Use Decision Journals And Premortems
Capture what you believed before the outcome, then imagine in advance how the plan could fail.
- Write the current forecast, assumptions, and confidence level.
- Run a premortem: imagine the plan failed and list why.
- Review the notes later before narrating the outcome.
Run Independent First Passes
Have people write their judgment privately before discussion so the room cannot manufacture agreement too early.
- Collect short independent judgments before open discussion begins.
- Compare where views diverge before anyone starts converging rhetorically.
- Use the differences to structure the discussion rather than to erase them.
Flip The Frame
Restate the same decision in an alternative wording so packaging does not masquerade as evidence.
- Rewrite the choice in neutral language.
- Restate it again from the opposite emotional frame.
- Check whether your preference survived the translation.
Test Explanation Depth
Ask for a plain-language mechanism, a challenge case, and a performance test before treating fluency as understanding.
- Explain the idea without jargon.
- Name one edge case or contrast case that would stress the explanation.
- Identify the task that would demonstrate actual competence.
Separate Threat From Ambiguity
When motives are unclear, require evidence for hostile intent instead of letting ambiguity collapse directly into threat.
- Describe the observed behavior without loading intent into the wording.
- List at least two non-hostile explanations that still fit.
- State what additional evidence would justify the harsher interpretation.
Trace The Source Chain
Separate original support from repetition and uptake before treating a widely circulated claim as well established.
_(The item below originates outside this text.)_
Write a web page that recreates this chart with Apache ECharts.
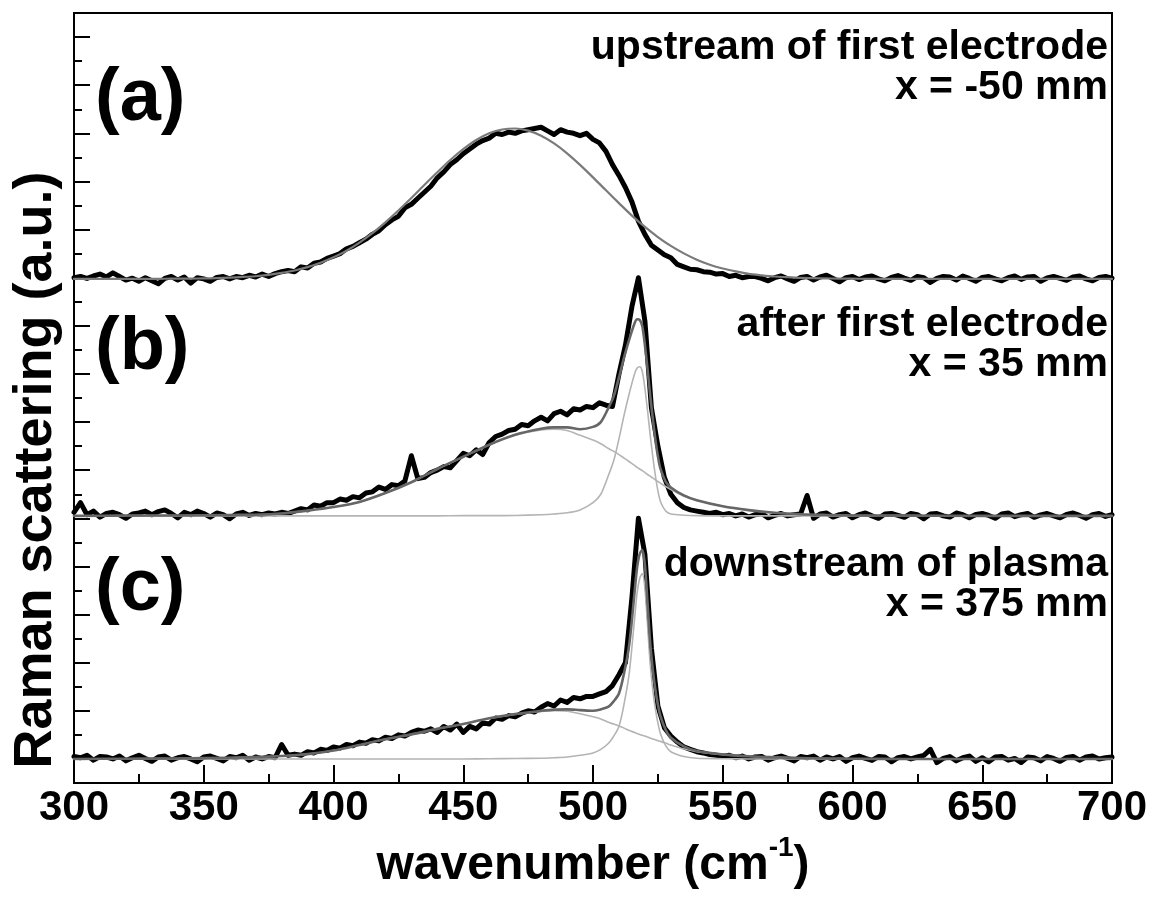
<!DOCTYPE html>
<html><head><meta charset="utf-8">
<script src="https://cdn.jsdelivr.net/npm/echarts@6/dist/echarts.min.js"></script>
<style>html,body{margin:0;padding:0;background:#fff}#chart{width:1154px;height:899px}</style>
</head><body><div id="chart"></div>
<script>
// ---- data (intensities in arbitrary units, relative to each spectrum's baseline) ----
const wnStart = 300, wnStep = 2.5;          // measured spectra sampling
const fitAStart = 300, fitAStep = 5;        // fit (a) sampling
const xTickValues = [300, 350, 400, 450, 500, 550, 600, 650, 700];
const panelLabels = ['(a)', '(b)', '(c)'];
const panelTitles = [['upstream of first electrode', 'x = -50 mm'], ['after first electrode', 'x = 35 mm'], ['downstream of plasma', 'x = 375 mm']];
const baselineA = 20.95, baselineB = 11.1, baselineC = 1.0;

const spectrumA = [
  0.05,0.10,0.02,0.12,0.20,0.08,0.25,0.10,-0.05,0.03,
  -0.10,0.05,-0.08,-0.20,0.02,0.10,-0.05,0.08,-0.18,0.05,
  0.00,-0.10,0.06,0.10,0.00,0.10,0.05,0.15,0.08,0.20,
  0.10,0.22,0.30,0.35,0.30,0.50,0.45,0.65,0.70,0.85,
  0.95,1.05,1.25,1.35,1.50,1.65,1.85,2.00,2.25,2.45,
  2.60,2.95,3.10,3.35,3.60,3.85,4.20,4.45,4.75,4.95,
  5.20,5.40,5.60,5.75,5.85,6.05,6.00,6.10,6.05,6.15,
  6.20,6.25,6.30,6.15,6.00,6.20,6.10,6.05,5.95,6.05,
  5.80,5.65,5.30,4.75,4.30,3.80,3.20,2.40,1.85,1.40,
  1.20,1.00,0.88,0.60,0.50,0.40,0.38,0.30,0.28,0.20,
  0.22,0.10,0.15,0.05,0.10,0.10,0.02,-0.08,0.05,0.12,
  0.00,-0.10,0.06,0.10,-0.05,0.08,0.15,0.02,-0.12,0.05,
  0.10,-0.03,0.08,0.12,0.00,-0.08,0.06,0.14,0.03,-0.06,
  0.10,0.05,-0.15,0.02,0.10,0.08,-0.05,0.12,0.02,-0.10,
  0.06,0.10,0.00,-0.08,0.05,0.12,-0.02,0.08,0.10,-0.10,
  0.04,0.10,0.02,-0.06,0.08,0.12,0.00,-0.08,0.06,0.10,
  0.03
];
const spectrumB = [
  0.15,0.55,0.05,0.20,-0.05,0.10,0.15,0.05,-0.10,0.08,
  0.12,0.20,0.05,0.18,0.25,0.10,-0.08,0.15,0.05,0.20,
  0.10,-0.05,0.12,0.05,-0.12,0.08,0.15,0.02,0.10,0.05,
  0.12,0.08,0.15,0.10,0.20,0.30,0.25,0.45,0.40,0.55,
  0.55,0.70,0.65,0.80,0.75,0.95,1.00,1.20,1.10,1.30,
  1.25,1.45,2.50,1.55,1.60,1.80,1.90,2.05,2.00,2.30,
  2.60,2.50,2.75,2.55,3.05,3.30,3.40,3.55,3.60,3.80,
  3.75,3.95,4.10,3.95,4.25,4.35,4.20,4.45,4.40,4.55,
  4.50,4.70,4.60,4.55,5.90,7.10,8.70,9.90,8.10,4.50,
  2.90,1.60,0.90,0.55,0.35,0.25,0.20,0.15,0.10,0.15,
  0.05,0.10,0.00,0.08,-0.05,0.05,0.10,-0.08,0.02,0.10,
  0.00,0.05,0.08,0.85,-0.10,0.08,0.12,-0.05,0.05,0.10,
  -0.08,0.05,0.12,0.00,-0.10,0.08,0.10,0.02,-0.06,0.10,
  0.05,-0.12,0.08,0.10,0.00,-0.05,0.12,0.05,-0.08,0.06,
  0.10,0.02,-0.10,0.08,0.12,-0.03,0.05,0.10,-0.06,0.04,
  0.10,0.00,-0.08,0.06,0.12,0.02,-0.10,0.05,0.10,-0.02,
  0.05
];
const spectrumC = [
  0.10,0.05,0.15,-0.05,0.10,0.08,0.00,0.12,-0.08,0.05,
  0.15,0.02,-0.10,0.08,0.12,-0.05,0.05,0.10,0.00,-0.12,
  0.08,0.12,0.02,-0.08,0.10,0.05,0.15,-0.05,0.08,0.00,
  0.10,0.05,0.60,0.15,0.20,0.15,0.30,0.25,0.40,0.35,
  0.50,0.45,0.60,0.55,0.70,0.65,0.80,0.75,0.90,0.85,
  1.00,0.95,1.10,1.20,1.15,1.25,1.10,1.35,1.20,1.45,
  1.10,1.35,1.25,1.50,1.45,1.70,1.65,1.80,1.75,1.90,
  2.00,1.95,2.15,2.30,2.20,2.45,2.35,2.55,2.50,2.60,
  2.60,2.70,2.80,3.05,3.50,4.00,6.70,10.00,8.50,4.60,
  2.20,1.30,0.95,0.70,0.50,0.40,0.30,0.25,0.18,0.15,
  0.10,0.15,0.05,0.12,0.00,0.08,0.10,-0.05,0.05,0.12,
  0.02,-0.08,0.10,0.05,0.12,-0.05,0.08,0.00,0.10,-0.10,
  0.05,0.12,0.02,-0.06,0.10,0.08,-0.12,0.05,0.10,0.00,
  0.08,0.15,0.40,-0.15,0.02,0.10,-0.08,0.05,0.12,-0.10,
  0.05,-0.12,0.08,0.10,-0.05,0.02,-0.15,0.08,0.05,-0.08,
  0.10,0.02,-0.10,0.06,0.10,-0.05,0.08,0.12,0.00,0.05,
  0.08
];
const fitA = [
  0,0,0,0,0,0,0,0.005,0.01,0.015,
  0.02,0.03,0.05,0.08,0.11,0.17,0.25,0.35,0.49,0.67,
  0.90,1.17,1.51,1.90,2.35,2.84,3.36,3.90,4.43,4.94,
  5.39,5.77,6.05,6.21,6.25,6.16,5.95,5.63,5.22,4.74,
  4.22,3.68,3.15,2.63,2.16,1.74,1.37,1.06,0.80,0.59,
  0.43,0.31,0.21,0.15,0.10,0.07,0.04,0.03,0.02,0.01,
  0.01,0,0,0,0,0,0,0,0,0,
  0,0,0,0,0,0,0,0,0,0,
  0
];
const compX = [300,320,340,360, 370,380,390,400,410,420,430,440,450,460,470,480, 485,490,495,500, 503,506,508,510,
  512,514,516,517,518,519,520, 521,522,523,524,525,526, 528,530,535,540, 550,560,570,580,590,600, 620,650,700];
const fitTotalB = [0,0.01,0.02,0.04, 0.05,0.10,0.22,0.37,0.58,0.95,1.40,1.95,2.46,2.96,3.37,3.62, 3.68,3.68,3.60,3.70, 3.90,4.50,4.98,5.75,
  6.60,7.35,8.00,8.17,8.15,7.88,7.10, 6.12,5.05,4.08,3.20,2.48,1.96, 1.42,1.18,0.85,0.65, 0.40,0.24,0.13,0.07,0.04,0.02, 0.01,0,0];
const fitNarrowB = [0,0,0,0, 0,0,0,0,0,0,0,0,0.01,0.01,0.02,0.05, 0.08,0.13,0.25,0.55, 0.90,1.70,2.30,3.20,
  4.20,5.10,5.90,6.15,6.20,6.00,5.30, 4.40,3.40,2.50,1.70,1.05,0.60, 0.20,0.08,0.03,0.01, 0,0,0,0,0,0, 0,0,0];
const fitBroadB = [0,0.01,0.02,0.04, 0.05,0.10,0.22,0.37,0.58,0.95,1.40,1.95,2.45,2.95,3.35,3.57, 3.60,3.55,3.35,3.15, 3.00,2.80,2.68,2.55,
  2.40,2.25,2.10,2.02,1.95,1.88,1.80, 1.72,1.65,1.58,1.50,1.43,1.36, 1.22,1.10,0.82,0.64, 0.40,0.24,0.13,0.07,0.04,0.02, 0.01,0,0];
const fitTotalC = [0,0.01,0.02,0.05, 0.08,0.12,0.20,0.35,0.58,0.82,1.02,1.25,1.45,1.69,1.87,2.00, 2.05,2.06,2.03,2.00, 2.06,2.17,2.40,2.72,
  3.58,4.78,6.90,7.96,8.52,8.68,8.05, 6.51,4.87,3.73,2.90,2.26,1.78, 1.21,0.88,0.52,0.33, 0.19,0.11,0.07,0.04,0.02,0.01, 0,0,0];
const fitNarrowC = [0,0,0,0, 0,0,0,0,0,0,0,0,0,0.01,0.02,0.03, 0.05,0.08,0.15,0.25, 0.40,0.65,0.95,1.35,
  2.30,3.60,5.80,6.90,7.50,7.70,7.10, 5.60,4.00,2.90,2.10,1.50,1.05, 0.55,0.30,0.10,0.03, 0.01,0,0,0,0,0, 0,0,0];
const fitBroadC = [0,0.01,0.02,0.05, 0.08,0.12,0.20,0.35,0.58,0.82,1.02,1.25,1.45,1.68,1.85,1.97, 2.00,1.98,1.88,1.75, 1.66,1.52,1.45,1.37,
  1.28,1.18,1.10,1.06,1.02,0.98,0.95, 0.91,0.87,0.83,0.80,0.76,0.73, 0.66,0.58,0.42,0.30, 0.18,0.11,0.07,0.04,0.02,0.01, 0,0,0];

// ---- build ----
const FONT = '"Liberation Sans", Arial, Helvetica, sans-serif';
const uniform = (arr, start, step, off) => arr.map((v, i) => [start + i * step, v + off]);
const onGrid = (xs, arr, off) => xs.map((x, i) => [x, arr[i] + off]);

function line(data, color, width, z, smooth) {
  return { type: 'line', data, showSymbol: false, symbol: 'none', smooth: smooth || false, z,
    lineStyle: { color, width, join: 'round', cap: 'round' }, silent: true };
}
const BLACK_W = 5;
const series = [
  line(uniform(spectrumA, wnStart, wnStep, baselineA), '#000', BLACK_W, 2),
  line(uniform(spectrumB, wnStart, wnStep, baselineB), '#000', BLACK_W, 2),
  line(uniform(spectrumC, wnStart, wnStep, baselineC), '#000', BLACK_W, 2),
  line(uniform(fitA, fitAStart, fitAStep, baselineA), '#7a7a7a', 2.2, 4, 0.3),
  line(onGrid(compX, fitNarrowB, baselineB), '#b4b4b4', 1.6, 3, 0.3),
  line(onGrid(compX, fitBroadB, baselineB), '#b4b4b4', 1.6, 3, 0.3),
  line(onGrid(compX, fitTotalB, baselineB), '#666', 2.6, 4, 0.3),
  line(onGrid(compX, fitNarrowC, baselineC), '#b4b4b4', 1.6, 3, 0.3),
  line(onGrid(compX, fitBroadC, baselineC), '#b4b4b4', 1.6, 3, 0.3),
  line(onGrid(compX, fitTotalC, baselineC), '#666', 2.6, 4, 0.3)
];

const majorY = [], minorY = [];
for (let v = 1; v <= 31; v += 2) majorY.push(v);
for (let v = 2; v <= 30; v += 2) minorY.push(v);

const labelY = [100, 349, 590];
const titleY = [[48, 88], [325, 365], [565, 605]];
const graphics = [];
panelLabels.forEach((t, i) => graphics.push({ type: 'text', x: 95, y: labelY[i], z: 10,
  style: { text: t, font: 'bold 74px ' + FONT, fill: '#000', textAlign: 'left', textVerticalAlign: 'middle' } }));
panelTitles.forEach((lines, i) => lines.forEach((t, j) => graphics.push({ type: 'text', x: 1108, y: titleY[i][j], z: 10,
  style: { text: t, font: 'bold 41px ' + FONT, fill: '#000', textAlign: 'right', textVerticalAlign: 'middle' } })));
graphics.push({ type: 'text', x: 36, y: 470, rotation: Math.PI / 2, z: 10,
  style: { text: 'Raman scattering (a.u.)', font: 'bold 54px ' + FONT, fill: '#000', textAlign: 'center', textVerticalAlign: 'middle' } });

const option = {
  animation: false,
  backgroundColor: '#fff',
  grid: { left: 74, right: 42, top: 13, bottom: 116, show: true, borderColor: '#000', borderWidth: 2, backgroundColor: 'transparent' },
  xAxis: {
    type: 'value', min: 300, max: 700, interval: 50,
    axisLine: { show: true, lineStyle: { color: '#000', width: 2 } },
    axisTick: { show: true, inside: true, length: 18, lineStyle: { color: '#000', width: 2 } },
    minorTick: { show: true, splitNumber: 2, length: 9, lineStyle: { color: '#000', width: 2 } },
    splitLine: { show: false }, minorSplitLine: { show: false },
    axisLabel: { fontSize: 42, fontWeight: 'bold', fontFamily: FONT, color: '#000', margin: 4,
      formatter: v => xTickValues.includes(v) ? String(v) : '' },
    name: '{t|wavenumber (cm}{s|-1}{t|)}', nameLocation: 'middle', nameGap: 41,
    nameTextStyle: { rich: {
      t: { fontSize: 48, fontWeight: 'bold', fontFamily: FONT, color: '#000', lineHeight: 56, verticalAlign: 'bottom' },
      s: { fontSize: 28, fontWeight: 'bold', fontFamily: FONT, color: '#000', lineHeight: 22, verticalAlign: 'top' } } }
  },
  yAxis: [
    { type: 'value', min: 0, max: 32, position: 'left',
      axisLine: { show: true, lineStyle: { color: '#000', width: 2 } },
      axisTick: { show: true, inside: true, length: 16, customValues: majorY, lineStyle: { color: '#000', width: 2 } },
      axisLabel: { show: false }, splitLine: { show: false } },
    { type: 'value', min: 0, max: 32, position: 'left', offset: 0,
      axisLine: { show: false },
      axisTick: { show: true, inside: true, length: 8, customValues: minorY, lineStyle: { color: '#000', width: 2 } },
      axisLabel: { show: false }, splitLine: { show: false } }
  ],
  series,
  graphic: graphics
};
const chart = echarts.init(document.getElementById('chart'));
chart.setOption(option);
</script></body></html>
- Find the earliest evidential source you can locate.
- Count independent sources separately from retellings.
- Ask what replacement explanation should exist if the first frame turns out to be wrong.
Run A Blind First Pass
Evaluate the core options once before the recommendation, popularity signal, or decoy comparison is allowed to steer you.
- State the target criterion in plain language.
- Compare the core options before viewing the recommendation or dominated extra option.
- Only then reveal the extra framing cues and note what changed.
Preserve The Original Tradeoff
Record the real conflict, tradeoff, and rejected alternatives before memory and self-justification begin polishing the story.
- Write the strongest case for the option you rejected or the commitment now in tension.
- State what evidence or values were genuinely pulling in opposite directions.
- Revisit that record before retelling why the final path was obviously right.